I could not disagree more about the staffing requirements at this wastewater plant. The law states that the current staffing of a Category II Class B treatment plant should be 16 hours 7 days a week. The plant was given some kind of variance and only must staff 4 hours 5 days with a check each weekend day. After the expansion the plant will be classified as a Category I Class A the law states that the staffing requirements are 24 hours 7 days a week. Again somehow the plant was given some kind of variance and only must staff 6 hours a day 5 days with a check each weekend day. This should be corrected to keep trained staff onsite for emergencies that arise. 3 Million Gallons a Day is about 2100 gallons per minute. Do you really believe there is not going to be anything go wrong or break on a weekend or after 4pm on week days ? There could be 2100 gallons a minute of sewage spilling into the ocean wrecking our reefs !! No automation can take the place of a human to stop a spill !! I live here for the reefs and would of never agreed to such staffing. I would like to know that all the money we have spent on a collection system is not squandered by understaffing the plant, causing raw sewage to enter the ocean. This was a REALLY BAD DECISION !!!

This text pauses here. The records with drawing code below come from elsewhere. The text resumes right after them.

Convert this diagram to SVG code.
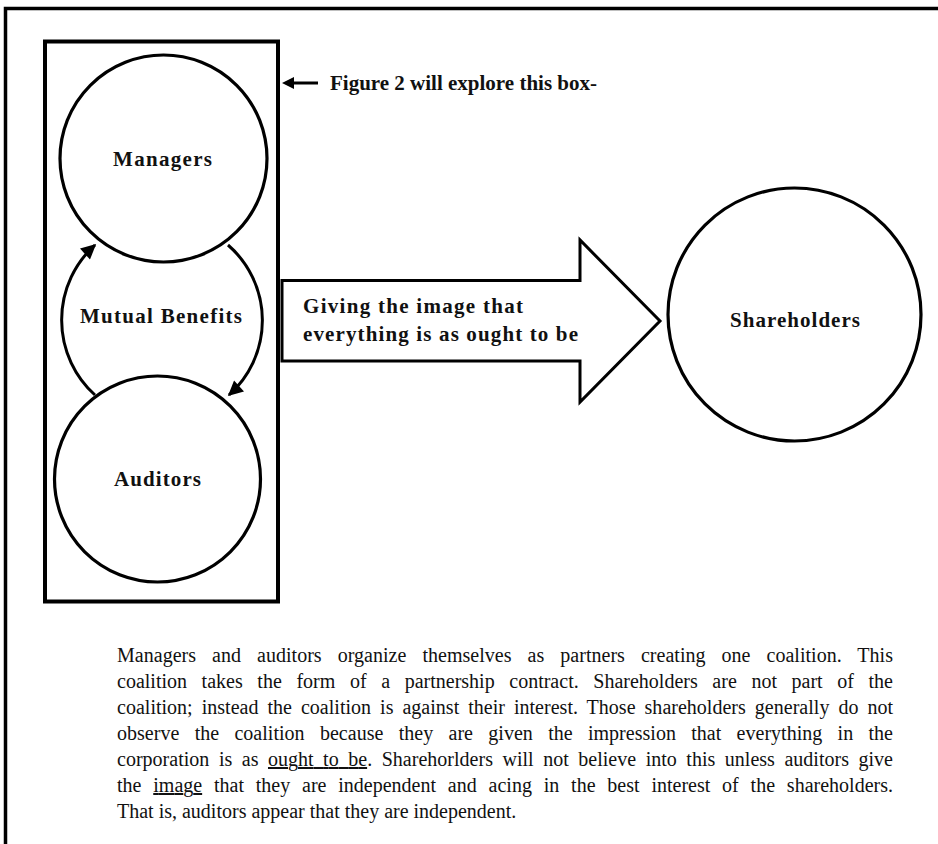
<svg xmlns="http://www.w3.org/2000/svg" width="938" height="844" viewBox="0 0 938 844">
<style>
.lbl{font-family:"Liberation Serif","Times New Roman",serif;font-weight:bold;font-size:21px;fill:#111}
.para{font-family:"Liberation Serif","Times New Roman",serif;font-size:20px;fill:#111}
.ln{fill:none;stroke:#000;stroke-width:3}
.node{fill:#fff;stroke:#000;stroke-width:3.2}
</style>
<defs>
<marker id="ah" viewBox="0 0 10 10" refX="9" refY="5" markerWidth="5.5" markerHeight="5" markerUnits="strokeWidth" orient="auto">
<path d="M0,0 L10,5 L0,10 z" fill="#000"/>
</marker>
</defs>
<rect width="938" height="844" fill="#fff"/>
<g id="frame">
<path d="M5.5,844 V8.5 H938" fill="none" stroke="#000" stroke-width="3.5"/>
</g>
<g id="coalition-box">
<rect x="45" y="41.5" width="233" height="560" fill="none" stroke="#000" stroke-width="4"/>
</g>
<g id="managers">
<circle class="node" cx="163.5" cy="158.5" r="103.5"/>
<text class="lbl" x="113" y="166" textLength="99" lengthAdjust="spacing">Managers</text>
</g>
<g id="auditors">
<circle class="node" cx="157.5" cy="479" r="103"/>
<text class="lbl" x="114" y="486" textLength="87" lengthAdjust="spacing">Auditors</text>
</g>
<g id="shareholders">
<circle class="node" cx="794.5" cy="314.5" r="126.5"/>
<text class="lbl" x="730" y="327" textLength="130" lengthAdjust="spacing">Shareholders</text>
</g>
<g id="connectors">
<path class="ln" d="M95,395 A101,101 0 0 1 95,245" marker-end="url(#ah)"/>
<path class="ln" d="M228,245 A100,100 0 0 1 229,395" marker-end="url(#ah)"/>
<polygon points="282,280.5 580,280.5 580,240 660,321 580,402 580,361 282,361" fill="#fff" stroke="#000" stroke-width="3" stroke-linejoin="miter"/>
<path class="ln" d="M318,83 H292"/>
<polygon points="282,83 294,77 294,89" fill="#000"/>
</g>
<g id="mutual-benefits">
<text class="lbl" x="80" y="323" textLength="162" lengthAdjust="spacing">Mutual Benefits</text>
</g>
<g id="arrow-label">
<text class="lbl" x="303" y="313" textLength="220" lengthAdjust="spacing">Giving the image that</text>
<text class="lbl" x="303" y="341" textLength="275" lengthAdjust="spacing">everything is as ought to be</text>
</g>
<g id="figure-note">
<text class="lbl" x="330" y="90" textLength="267" lengthAdjust="spacing">Figure 2 will explore this box-</text>
</g>
<g id="paragraph">
<text class="para" x="117" y="662" word-spacing="11" textLength="776" lengthAdjust="spacing">Managers and auditors organize themselves as partners creating one coalition. This</text>
<text class="para" x="117" y="688" word-spacing="9.6" textLength="776" lengthAdjust="spacing">coalition takes the form of a partnership contract. Shareholders are not part of the</text>
<text class="para" x="117" y="714" word-spacing="4" textLength="776" lengthAdjust="spacing">coalition; instead the coalition is against their interest. Those shareholders generally do not</text>
<text class="para" x="117" y="740" word-spacing="10.3" textLength="776" lengthAdjust="spacing">observe the coalition because they are given the impression that everything in the</text>
<text class="para" x="117" y="766" word-spacing="4.5" textLength="776" lengthAdjust="spacing">corporation is as <tspan text-decoration="underline">ought to be</tspan>. Sharehorlders will not believe into this unless auditors give</text>
<text class="para" x="117" y="792" word-spacing="6.8" textLength="776" lengthAdjust="spacing">the <tspan text-decoration="underline">image</tspan> that they are independent and acing in the best interest of the shareholders.</text>
<text class="para" x="117" y="817.5">That is, auditors appear that they are independent.</text>
</g>
</svg>
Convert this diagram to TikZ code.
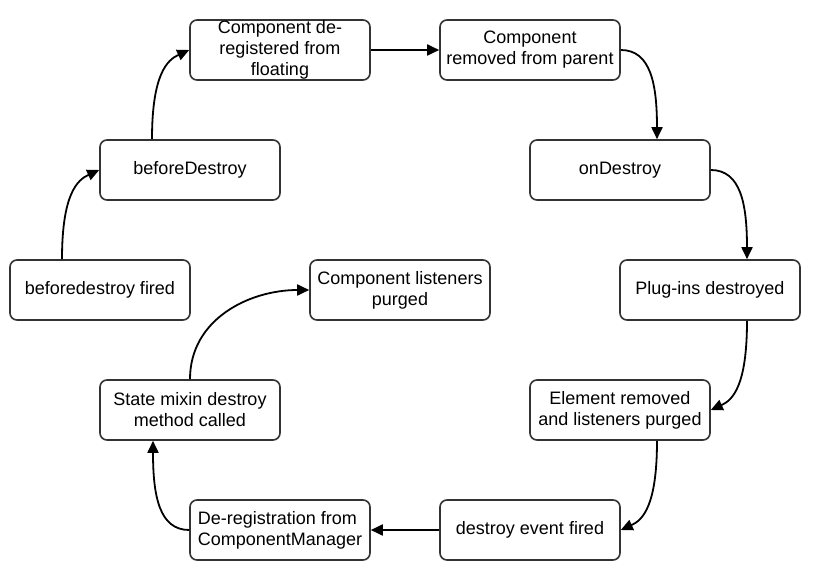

Keep in mind the District has been staffed at a higher level than the bare minimum permit requirements for the past few years. Realistically, it takes more than that to run the plant and meet AWT consistently over the long term. Also, as you point out it’s a good idea to make sure peak flow times are covered. At least in my opinion. Obviously there are people at the District who disagree. They get to make those decisions now and deal with the consequences. I get to write about it on the internet. The District is getting very close to the bare minimum permit requirements now. That is what Comm. Tobin and Comm. Majeska are concerned about. They see licensed operators leaving and not being replaced. That’s why I wrote the original post. The newspaper article made it all sound like a silly slap fight over a lawyer bill. There’s more going on in the background. I would definitely be uncomfortable going as low on staffing as the permit allows. I think they are really cutting it close. As you pointed out, the stakes are high.
They have been staffing 1 shift, knowing the highest flows I’m sure are after 6pm each day is crazy dangerous.
At one time there were overlapping shifts. Not sure of the situation now.